In summary, the mission of this Research Program is to identify the exposure related factors that play significant roles in the causation and/or exacerbation of disease associated with population exposures to air pollutants in community and/or work place settings. It also provides a forum and focus for innovative and multidisciplinary research directed at resolving the complex issues affecting both the exposure and response sides of the risk assessment paradigm. The opportunities for broadening the background knowledge and perspectives of the Program members are significantly enhanced by having frequent joint meetings with the members of the Systemic Toxicology Program of the Department, where opportunities are available to discuss hypotheses addressable by controlled inhalation exposures to concentrated ambient aerosols and/or realistic artificial atmospheres of suspect pollutant chemicals and mixtures.
Specific Program goals for the next five years are to:
1. Pursue studies that determine the role of the components of ambient air PM that may account for the ability of such relatively low particle mass concentrations to elicit significant impacts on mortality and morbidity in the general population.
2. In collaboration with the Systemic Toxicology Program, to identify the specific ambient air constituents that correlate most closely with both the transient and persistent cardiac effects by subchronic exposures to particular matter. 3. Extend ongoing studies in New York City in order to determine the extent of the role that ambient air pollution (and especially traffic-related air pollution) plays in the high prevalence of pediatric asthma and its exacerbation.
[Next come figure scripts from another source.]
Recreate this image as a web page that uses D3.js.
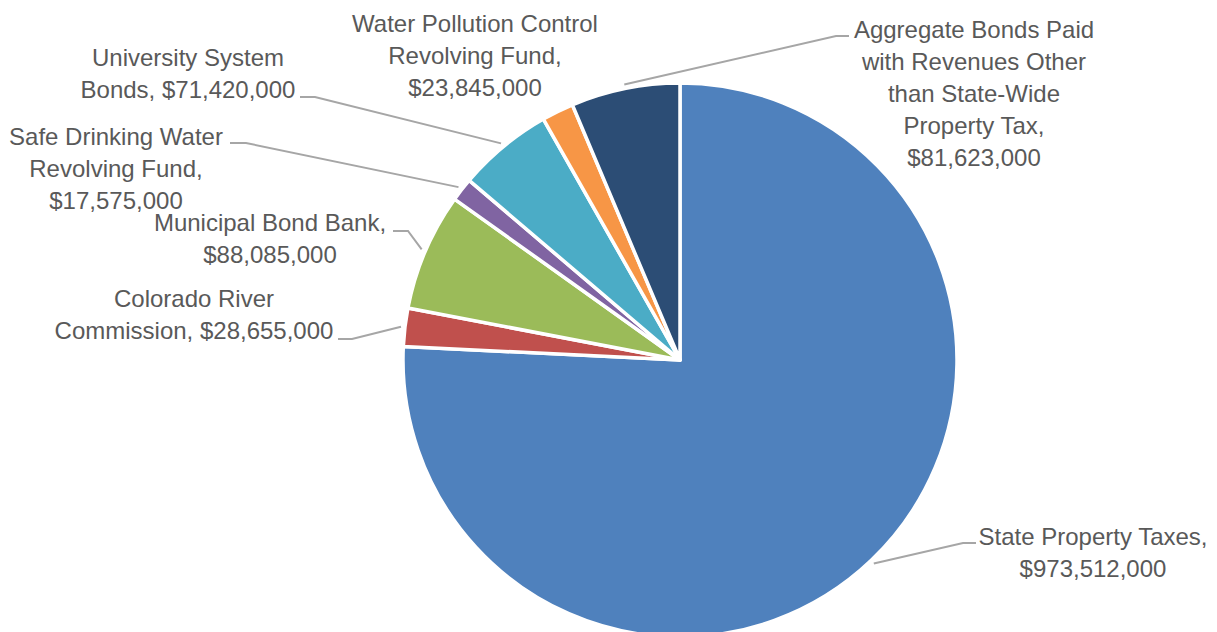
<!DOCTYPE html>
<html>
<head>
<meta charset="utf-8">
<script src="https://cdn.jsdelivr.net/npm/d3@7"></script>
<style>
  body { margin: 0; background: #fff; }
</style>
</head>
<body>
<div id="chart"></div>
<script>
// data
const categories = [
  "State Property Taxes",
  "Colorado River Commission",
  "Municipal Bond Bank",
  "Safe Drinking Water Revolving Fund",
  "University System Bonds",
  "Water Pollution Control Revolving Fund",
  "Aggregate Bonds Paid with Revenues Other than State-Wide Property Tax"
];
const values = [973512000, 28655000, 88085000, 17575000, 71420000, 23845000, 81623000];
const colors = ["#4F81BD", "#C0504D", "#9BBB59", "#8064A2", "#4BACC6", "#F79646", "#2C4D75"];

// how many words go on each label line (name + value)
const lineWords = [[3, 1], [2, 2], [3, 1], [3, 2, 1], [2, 2], [3, 2, 1], [3, 3, 2, 2, 1]];

// label layout: centre x, first line centre y, leader elbow (null = no leader)
const labelPos = [
  { x: 1093, y: 537, elbow: [963, 543], end: [976, 543] },
  { x: 194, y: 299, elbow: [352, 339], end: [338, 339] },
  { x: 270, y: 223, elbow: [408, 231], end: [393, 231] },
  { x: 116, y: 137, elbow: [246, 143], end: [230, 143] },
  { x: 188, y: 58, elbow: [315, 97], end: [300, 97] },
  { x: 475, y: 24, elbow: null, end: null },
  { x: 974, y: 30, elbow: [836, 36], end: [849, 36] }
];

const width = 1217, height = 632;
const cx = 680, cy = 360, radius = 277;
const lineH = 32;

const svg = d3
  .select("#chart")
  .append("svg")
  .attr("width", width)
  .attr("height", height)
  .style("font-family", "'Liberation Sans', Arial, sans-serif");

const g = svg.append("g").attr("transform", `translate(${cx}, ${cy})`);

const pie = d3.pie().sort(null).value((d) => d);
const arcs = pie(values);

const arc = d3.arc().innerRadius(0).outerRadius(radius);
const outerArc = d3.arc().innerRadius(radius + 4).outerRadius(radius + 4);

// slices
g.selectAll("path.slice")
  .data(arcs)
  .join("path")
  .attr("class", "slice")
  .attr("d", arc)
  .attr("fill", (d, i) => colors[i])
  .attr("stroke", "#fff")
  .attr("stroke-width", 3.5)
  .attr("stroke-linejoin", "round");

// leader lines
const fmt = d3.format("$,");
arcs.forEach(function (d, i) {
  const p = labelPos[i];
  if (!p.elbow) return;
  const start = outerArc.centroid(d);
  const pts = [
    [start[0] + cx, start[1] + cy],
    p.elbow,
    p.end
  ];
  svg
    .append("polyline")
    .attr("points", pts.map((q) => q.join(",")).join(" "))
    .attr("fill", "none")
    .attr("stroke", "#A6A6A6")
    .attr("stroke-width", 2);
});

// labels
categories.forEach(function (name, i) {
  const tokens = (name + ", " + fmt(values[i])).split(" ");
  const lines = [];
  let k = 0;
  for (const n of lineWords[i]) {
    lines.push(tokens.slice(k, k + n).join(" "));
    k += n;
  }
  const p = labelPos[i];
  const t = svg
    .append("text")
    .attr("text-anchor", "middle")
    .attr("font-size", "24px")
    .attr("fill", "#595959");
  lines.forEach(function (l, j) {
    t.append("tspan")
      .attr("x", p.x)
      .attr("y", p.y + j * lineH)
      .attr("dy", "0.35em")
      .text(l);
  });
});
</script>
</body>
</html>
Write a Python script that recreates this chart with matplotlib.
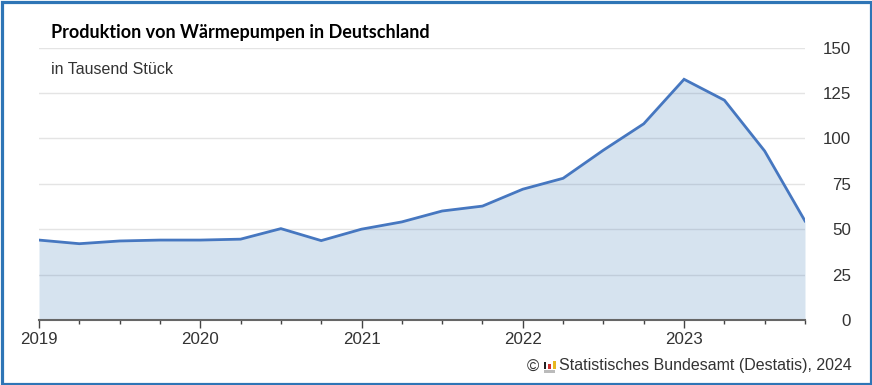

Dr. George D. Thurston, the Program Director for Human Exposure and Health Effects, received an Sc.D. in environmental health science from Harvard University's School of Public Health, and did further research on mortality associated with air pollution at Harvard's Kennedy School of Government before joining NYU in 1988. His research on air pollution and its health effects at NYU has focused on ozone and particulate matter through studies on panels of children in summer camps, in schools in the South Bronx, and adults with pre-existing chronic diseases, as well as on time-series analyses of hospital admissions and excess daily mortality, and on the influence of chronic exposures on longevity in numerous U.S. communities. He has numerous peer-reviewed scientific publications, and has chaired, or been a member of numerous scientific committees for the National Research Council, NIEHS, and EPA. He recently served on the Outdoor Air Polution Working Group for the WHO Global Burden of Disease 2010 Report release in December 2012. Professor Thurston is presently a standing member of the NIH Study Section on Cardiovascular and Sleep Epidemiology (CASE).